Ebu Cehil ve diğer Kureyş reislerinin Süraka ibni Malik ve Kinane Kabilesi zannettikleri İblis ve şeytanlardan başkası değildi...bunlar küfür ordusuna yardıma gelmişlerdi. İblis ve şeytanların yardıma gelmeleri yetmezmiş gibi şimdi Kürz ibni Cabir de bir alay insanla Kureyş'e yardım hazırlığına başlamıştı...bunlar olurken diğer tarafta Habibullah, Hak Teâlâ'dan vaad ettiği nusreti ihsan etmesi için yana yakıla yalvarıyor ve "Ya Rab! Eğer iman ehlinden şu cemaat helak olursa yeryüzünde sana ibadet edecek kul kalmayacaktır" diye inliyordu.
Allahü Teâlâ'nın, kâinâtı yüzüsuyu hürmetine yarattığı son ve en büyük peygamberin duasını kabul etmemesi mümkün mü? Nitekim yüce Allah, meleklere mü'minlerin yardımına koşmalarını, kendileri ile beraber olduğunu emir buyurdu. Hasımla nasıl savaşılacağını; öldürücü kılıç darbelerinin boyun ve mafsallara vurulacağını da yüce Allah öğretmişti. Zira meleklerin bu konuda tecrübeleri yoktu.

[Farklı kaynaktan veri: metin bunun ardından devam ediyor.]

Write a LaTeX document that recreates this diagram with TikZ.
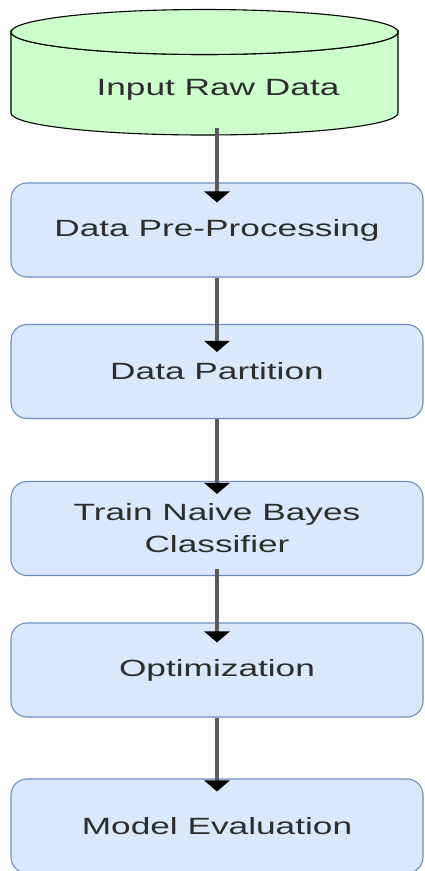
\documentclass[tikz,border=0pt]{standalone}
\usepackage{fontspec}
\setmainfont{Liberation Sans}[FakeStretch=1.5]
\usepackage{xcolor}
\usepackage{tikz}
\usetikzlibrary{arrows.meta, positioning}
\definecolor{myblue}{RGB}{108,142,191}
\definecolor{mydark}{RGB}{45,45,45}
\definecolor{myline}{RGB}{90,90,90}
\definecolor{hdrblue}{RGB}{218,232,252}
\definecolor{hdrgreen}{RGB}{204,255,204}
\tikzset{
  block/.style={rectangle, draw=myblue, fill=hdrblue,
    minimum width=412pt, minimum height=94pt, inner sep=0pt,
    align=center, font=\fontsize{23.5}{32}\selectfont, text=mydark,
    rounded corners=16pt, line width=1.1pt},
  drum/.style={draw=black, fill=hdrgreen, line width=1.1pt},
  flow/.style={draw=myline, line width=3.4pt,
    -{Triangle[length=11pt, width=25pt, color=black]}}
}

\begin{document}
\begin{tikzpicture}[x=1pt, y=-1pt]
  \useasboundingbox (0,0) rectangle (425,871);

  % Input data cylinder
  \draw[drum] (11,32) -- (11,113) arc[start angle=180, end angle=0, x radius=193.5, y radius=22]
    -- (398,32) arc[start angle=0, end angle=180, x radius=193.5, y radius=22.5] -- cycle;
  \draw[drum] (204.5,32) ellipse[x radius=193.5, y radius=22.5];
  \node[font=\fontsize{23.5}{32}\selectfont, text=mydark] (raw) at (218,90) {Input Raw Data};
  \coordinate (rawbot) at (217,128);

  % Process steps
  \node[block] (prep) at (217,230) {Data Pre-Processing};
  \node[block] (part) at (217,371.5) {Data Partition};
  \node[block] (train) at (217,528.5) {Train Naive Bayes\\Classifier};
  \node[block] (opt) at (217,670) {Optimization};
  \node[block] (eval) at (217,826) {Model Evaluation};

  % Arrows
  \draw[flow] (rawbot) -- ([yshift=-20pt]prep.north);
  \draw[flow] (prep.south) -- ([yshift=-28pt]part.north);
  \draw[flow] (part.south) -- ([yshift=-13pt]train.north);
  \draw[flow] ([yshift=7pt]train.south) -- ([yshift=-20pt]opt.north);
  \draw[flow] (opt.south) -- ([yshift=-13pt]eval.north);
\end{tikzpicture}
\end{document}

Cebrail, Mikail ve İsrafil Aleyhisselamlar, alaca atlara binmiş diğer meleklerle beraber ayrı ayrı ânlarda yeryüzüne süzülmeye başladılar. Her büyük melek ve yanındakiler aniden kopan bir rüzgâr ve görünmez kılıç şakırtıları ile inliyorlardı...
Bu sırada Bedir vadisine bakan bir tepeden savaşı seyreden ve yenilen tarafın mallarından bir şeyler almak için bekleyen Gıfaroğullarından iki amca çocuğu, yanlarından ard arda üç kere şiddetli rüzgarın esmesi ve toz duman arasından sesler, kılıç şakırtıları gelmesi ve ilkinde "ileri ya Hayzum haydi!" diye bir de haykırış duymaları üzerine birinin korkudan ödü patladı; öbürü feci şekilde korktu.